Lo explicó ante las cámaras uno de los hombres enganchados a la metadona: si existe el infierno, dijo, está al otro lado. El otro lado al que se refería era Las Barranquillas, ese poblado de ratas, yonquis y vagabundos, bautizado como “el mayor supermercado europeo de la droga”. Otro de los entrevistados declaró que incluso podría ser el mayor supermercado de la droga del mundo. Años atrás salió en las páginas de El País un reportaje sobre Las Barranquillas. Nos contaron cómo era, con todo lujo de detalles. La otra noche tuvimos oportunidad de verlo en “Cinco euros y pico”, un reportaje de Sonia López para la televisión. Casi todas las imágenes, por supuesto, propician cierto escalofrío: la diferencia entre la delgadez casi esquelética de los toxicómanos y los michelines de las ratas gigantes que menudean entre la basura de las chabolas, los contenedores cuyo interior aparece erizado de jeringuillas usadas (una especie de bosque de lanzas con la sangre impresa en ellas), los hombres sorprendidos por los faros de los vehículos de los Centauros mientras se buscan las venas de las piernas, el cansancio arrebatador de los rostros, el daño esculpido en los dientes, en las manos y en los labios, la eficacia de los policías que despiden la rigidez reglamentaria del cuerpo y la piedad propia del ser humano.

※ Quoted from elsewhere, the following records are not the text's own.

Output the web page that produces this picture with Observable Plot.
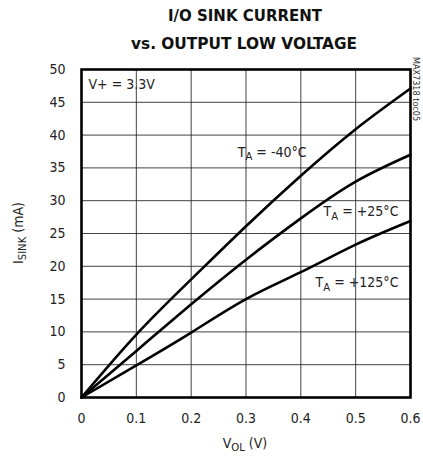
<!DOCTYPE html>
<html>
<head>
<meta charset="utf-8">
<script src="https://cdn.jsdelivr.net/npm/d3@7"></script>
<script src="https://cdn.jsdelivr.net/npm/@observablehq/plot@0.6"></script>
<style>
  html, body { margin: 0; padding: 0; background: #fff; }
  #chart svg { display: block; }
</style>
</head>
<body>
<div id="chart"></div>
<script>
// ---- data ----
const vol = [0, 0.1, 0.2, 0.3, 0.4, 0.5, 0.6];               // V_OL (V)
const sinkM40 = [0, 9.6, 18.0, 26.1, 33.8, 40.9, 47.1];      // T_A = -40°C
const sink25  = [0, 7.1, 14.2, 21.0, 27.3, 32.9, 37.0];      // T_A = +25°C
const sink125 = [0, 4.9, 9.9, 15.0, 19.1, 23.3, 26.9];       // T_A = +125°C
const seriesNames = ["-40", "+25", "+125"];
const xTicks = [0, 0.1, 0.2, 0.3, 0.4, 0.5, 0.6];
const xTickLabels = ["0", "0.1", "0.2", "0.3", "0.4", "0.5", "0.6"];
const yTicks = [0, 5, 10, 15, 20, 25, 30, 35, 40, 45, 50];
// annotation anchors in data units
const leftLabels  = [{t: "T{A} = -40°C", x: 0.285, y: 37.4}];
const rightLabels = [{t: "T{A} = +25°C", x: 0.578, y: 28.3}, {t: "T{A} = +125°C", x: 0.578, y: 17.5}];

const rows = [];
[sinkM40, sink25, sink125].forEach((s, i) =>
  s.forEach((v, j) => rows.push({series: seriesNames[i], x: vol[j], y: v})));

const FONT = "'Liberation Sans Narrow', 'DejaVu Sans Condensed', sans-serif";

const W = 423, H = 462;
const plot = Plot.plot({
  width: W, height: H,
  marginLeft: 81, marginRight: 13, marginTop: 69, marginBottom: 65,
  style: {fontFamily: FONT, fontSize: "14px", color: "#222", background: "#fff"},
  x: {domain: [0, 0.6], label: null},
  y: {domain: [0, 50], label: null},
  marks: [
    Plot.gridX(xTicks, {stroke: "#222", strokeOpacity: 0.85, strokeWidth: 1}),
    Plot.gridY(yTicks, {stroke: "#222", strokeOpacity: 0.85, strokeWidth: 1}),
    Plot.text(["V+ = 3.3V"], {frameAnchor: "top-left", dx: 7, dy: 10, fill: "#222", fontSize: 14, textAnchor: "start"}),
    Plot.line(rows, {x: "x", y: "y", z: "series", stroke: "#000", strokeWidth: 2.6, curve: "natural"}),
    Plot.text(leftLabels, {x: "x", y: "y", text: "t", textAnchor: "start", fill: "#222", fontSize: 14}),
    Plot.text(rightLabels, {x: "x", y: "y", text: "t", textAnchor: "end", fill: "#222", fontSize: 14}),
    Plot.frame({stroke: "#000", strokeWidth: 2.6}),
    Plot.axisX(xTicks, {tickSize: 0, tickPadding: 16, fontSize: 14, tickFormat: (d) => xTickLabels[xTicks.indexOf(d)], label: null}),
    Plot.axisY(yTicks, {tickSize: 0, tickPadding: 16, fontSize: 14, label: null})
  ]
});

document.getElementById("chart").appendChild(plot);
const svg = d3.select(plot);

// subscript markup: "T{A}" -> T with subscript A
function subscriptify(sel) {
  sel.each(function() {
    const el = d3.select(this);
    const txt = el.text();
    if (!txt.includes("{")) return;
    el.selectAll("*").remove();
    el.text(null);
    const parts = txt.split(/(\{[^}]*\})/).filter(p => p.length);
    let sub = false;
    parts.forEach(p => {
      if (p.startsWith("{")) {
        el.append("tspan").attr("dy", "0.3em").attr("font-size", "0.8em").text(p.slice(1, -1));
        sub = true;
      } else {
        el.append("tspan").attr("dy", sub ? "-0.24em" : null).text(p);
        sub = false;
      }
    });
  });
}
svg.selectAll("text").filter(function() { return this.textContent.includes("{"); }).call(subscriptify);

// title
const titleFont = "'DejaVu Sans Condensed', 'Liberation Sans Narrow', sans-serif";
const title = svg.append("g").attr("font-family", titleFont).attr("font-weight", "bold").attr("font-size", 15).attr("fill", "#111").attr("text-anchor", "middle");
title.append("text").attr("x", 245).attr("y", 21).attr("textLength", 154).attr("lengthAdjust", "spacingAndGlyphs").text("I/O SINK CURRENT");
title.append("text").attr("x", 244).attr("y", 49).attr("textLength", 226).attr("lengthAdjust", "spacingAndGlyphs").text("vs. OUTPUT LOW VOLTAGE");

// axis labels
const xl = svg.append("text").attr("x", 245).attr("y", 448).attr("text-anchor", "middle")
  .attr("font-family", FONT).attr("font-size", 14).attr("fill", "#222").text("V{OL} (V)");
subscriptify(xl);
const yl = svg.append("text").attr("transform", "translate(23,233) rotate(-90)").attr("text-anchor", "middle")
  .attr("font-family", FONT).attr("font-size", 14).attr("fill", "#222").text("I{SINK} (mA)");
subscriptify(yl);

// figure id at right
svg.append("text").attr("transform", "translate(413,57) rotate(90)").attr("text-anchor", "start")
  .attr("font-family", FONT).attr("font-size", 9).attr("fill", "#333").text("MAX7318 toc05");
</script>
</body>
</html>
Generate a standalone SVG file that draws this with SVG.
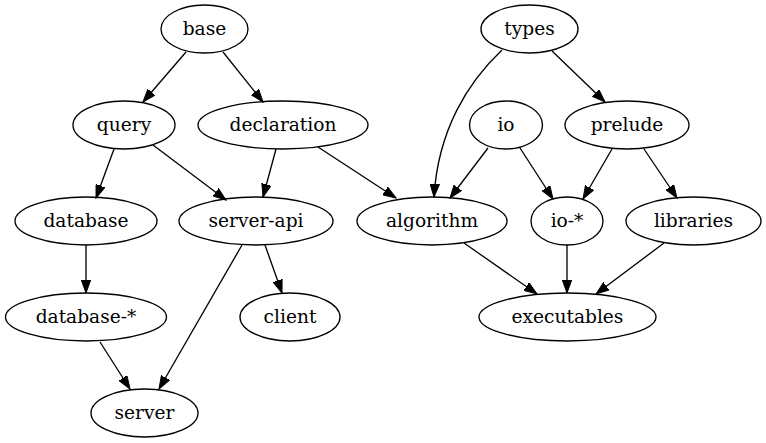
<svg xmlns="http://www.w3.org/2000/svg" width="766" height="443" viewBox="0 0 766 443">
<style>
.node ellipse{fill:none;stroke:#000;stroke-width:1.33}
.node text{font-family:"DejaVu Serif",serif;font-size:18.6px;fill:#000;text-anchor:middle}
.edges path{fill:none;stroke:#000;stroke-width:1.33;marker-end:url(#arr)}
</style>
<defs>
<marker id="arr" markerUnits="userSpaceOnUse" markerWidth="14" markerHeight="10" refX="13" refY="4.7" orient="auto" viewBox="0 0 14 9.4">
<path d="M0,0 L13,4.7 L0,9.4 z" fill="#000" stroke="#000" stroke-width="1"/>
</marker>
</defs>
<rect width="766" height="443" fill="#fff"/>
<g class="edges">
<path d="M186,52 L143,102"/>
<path d="M223,52 L263,102"/>
<path d="M114,149 L96,198"/>
<path d="M153,145 L226,200"/>
<path d="M276,149 L263,197"/>
<path d="M318,147 L396,198"/>
<path d="M502,50 C468,82 438,130 434,197"/>
<path d="M552,51 L605,102"/>
<path d="M488,148 L450,198"/>
<path d="M520,148 L553,199"/>
<path d="M612,149 L583,199"/>
<path d="M644,149 L677,198"/>
<path d="M86,245 L86,293"/>
<path d="M242,245 L159,389"/>
<path d="M265,245 L282,293"/>
<path d="M100,342 L130,389"/>
<path d="M464,243 L537,294"/>
<path d="M567,245 L567,293"/>
<path d="M664,243 L596,294"/>
</g>
<g id="base" class="node"><ellipse cx="204.5" cy="29" rx="43.5" ry="24"/><text x="204.5" y="34.5">base</text></g>
<g id="types" class="node"><ellipse cx="529.5" cy="29" rx="48.5" ry="24"/><text x="529.5" y="34.5">types</text></g>
<g id="query" class="node"><ellipse cx="124" cy="125" rx="51" ry="24"/><text x="124" y="130.5">query</text></g>
<g id="declaration" class="node"><ellipse cx="283" cy="125" rx="85" ry="24"/><text x="283" y="130.5">declaration</text></g>
<g id="io" class="node"><ellipse cx="506" cy="125" rx="36.5" ry="24"/><text x="506" y="130.5">io</text></g>
<g id="prelude" class="node"><ellipse cx="627" cy="125" rx="62" ry="24"/><text x="627" y="130.5">prelude</text></g>
<g id="database" class="node"><ellipse cx="86" cy="221" rx="71" ry="24"/><text x="86" y="226.5">database</text></g>
<g id="server-api" class="node"><ellipse cx="256" cy="221" rx="77" ry="24"/><text x="256" y="226.5">server-api</text></g>
<g id="algorithm" class="node"><ellipse cx="432" cy="221" rx="75" ry="24"/><text x="432" y="226.5">algorithm</text></g>
<g id="io-star" class="node"><ellipse cx="567" cy="221" rx="36" ry="24"/><text x="567" y="226.5">io-*</text></g>
<g id="libraries" class="node"><ellipse cx="693.5" cy="221" rx="67.5" ry="24"/><text x="693.5" y="226.5">libraries</text></g>
<g id="database-star" class="node"><ellipse cx="86" cy="317" rx="80.5" ry="24"/><text x="86" y="322.5">database-*</text></g>
<g id="client" class="node"><ellipse cx="290" cy="317" rx="50" ry="24"/><text x="290" y="322.5">client</text></g>
<g id="executables" class="node"><ellipse cx="567.5" cy="317" rx="88.5" ry="24"/><text x="567.5" y="322.5">executables</text></g>
<g id="server" class="node"><ellipse cx="144.5" cy="413" rx="53.5" ry="24"/><text x="144.5" y="418.5">server</text></g>
</svg>
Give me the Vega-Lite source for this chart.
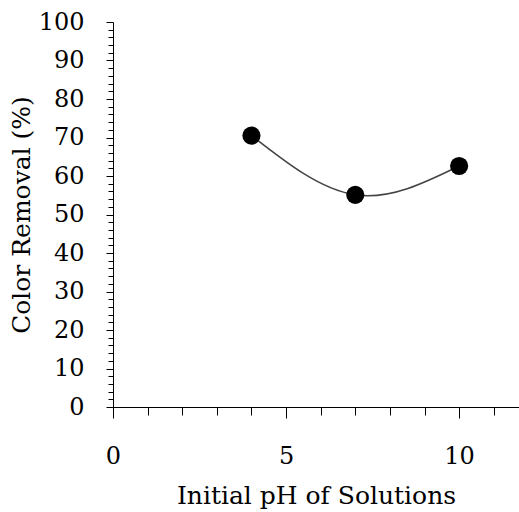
{
  "$schema": "https://vega.github.io/schema/vega-lite/v6.json",
  "width": 406,
  "height": 385,
  "autosize": {"type": "none"},
  "padding": {"left": 113, "top": 22, "right": 0, "bottom": 105},
  "background": "white",
  "config": {
    "view": {"stroke": null},
    "axis": {"labelFont": "DejaVu Serif", "titleFont": "DejaVu Serif", "labelColor": "black", "titleColor": "black", "domainColor": "black", "tickColor": "black", "titleFontWeight": "normal", "grid": false}
  },
  "data": {"values": [
    {"ph": 4, "removal": 70.5},
    {"ph": 7, "removal": 55.1},
    {"ph": 10, "removal": 62.6}
  ]},
  "encoding": {
    "x": {"field": "ph", "type": "quantitative", "scale": {"domain": [0, 11.73], "nice": false, "zero": false},
      "axis": {"title": "Initial pH of Solutions", "values": [0,1,2,3,4,5,6,7,8,9,10,11],
        "labelExpr": "datum.value % 5 == 0 ? datum.label : ''",
        "tickSize": {"condition": {"test": "datum.value % 5 == 0", "value": 11}, "value": 8},
        "labelFontSize": 24, "labelPadding": 26, "titleFontSize": 25, "titlePadding": 15, "labelFlush": false}},
    "y": {"field": "removal", "type": "quantitative", "scale": {"domain": [0, 100], "nice": false},
      "axis": {"title": "Color Removal (%)", "values": [0,2,4,6,8,10,12,14,16,18,20,22,24,26,28,30,32,34,36,38,40,42,44,46,48,50,52,54,56,58,60,62,64,66,68,70,72,74,76,78,80,82,84,86,88,90,92,94,96,98,100],
        "labelExpr": "datum.value % 10 == 0 ? datum.label : ''",
        "tickSize": {"condition": {"test": "datum.value % 10 == 0", "value": 7}, "value": 5},
        "labelFontSize": 24, "labelPadding": 22, "titleFontSize": 25, "titlePadding": 4, "labelFlush": false}}
  },
  "layer": [
    {"mark": {"type": "line", "interpolate": "natural", "color": "#444444", "strokeWidth": 1.5}},
    {"mark": {"type": "point", "filled": true, "color": "black", "opacity": 1, "size": 330}}
  ]
}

Sólo habría un par de reproches tras ver el documental de “Callejeros”. El primero atañe a los responsables de su elaboración. El segundo, a los eufemismos que contaminan la sociedad. Hubo unos instantes en que las cámaras, entrevistando a una señora que vive acongojada por el despliegue de yonquis en su barrio, estuvieron a punto de cruzar la línea que separa el periodismo serio y riguroso del periodismo amarillo y sentimental; ya saben: lágrimas, consuelos de la locutora, diálogos repletos de lugares comunes. Por suerte, duró poco. Y la línea no llegó a cruzarse. El otro reproche atañe a esa contaminación de la sociedad, que se ha plagado de eufemismos ridículos (como lo son casi todos los eufemismos). Yo mismo los comprobé hace meses, preparando en Zamora un reportaje sobre el centro de desintoxicación del barrio de La Lana: los toxicómanos son “usuarios” (también yo lo soy: pero de la Biblioteca Pública), los atracos y palos de los camellos se llaman “hechos delictivos”, etcétera. Es un grave problema: el de negarse a llamar a las cosas por su nombre. En el reportaje oímos hablar a los policías y a los encargados de suministrar la metadona y velar por los hombres y mujeres enganchados a las sustancias, pero también oímos hablar a los propios afectados, a quienes viven en el infierno y conviven con las ratas y la miseria: su lenguaje, callejero, resulta superior, más vivo, más contundente y feroz, más ajustado a la realidad. Saben que no hay vuelta de hoja para ciertas realidades, y no se engañan. Su lenguaje perdurará, porque es poderoso; el otro, el de los eufemismos, con el tiempo terminará en el olvido, pues su apariencia de falso y de ortopédico lo vuelve imposible a nuestros oídos. La droga continúa siendo un tema tabú: basta con escuchar ese repertorio de eufemismos que no enmascaran la tragedia. Me recordó a la jerga médica, cuando un señor, tras oír su diagnóstico, suele decir eso de: “Hable de manera que yo lo entienda”. Las cosas claras y, el chocolate, espeso.
En cada ciudad hay un poblado de estas características, una Zona Cero sin solución posible. Al verlo se nos hace un nudo en el gañote. La diferencia es que no hay ninguno tan grande, con tanta población. En Zamora tenemos Las Llamas, que viene a ser como el meñique del hipermercado madrileño.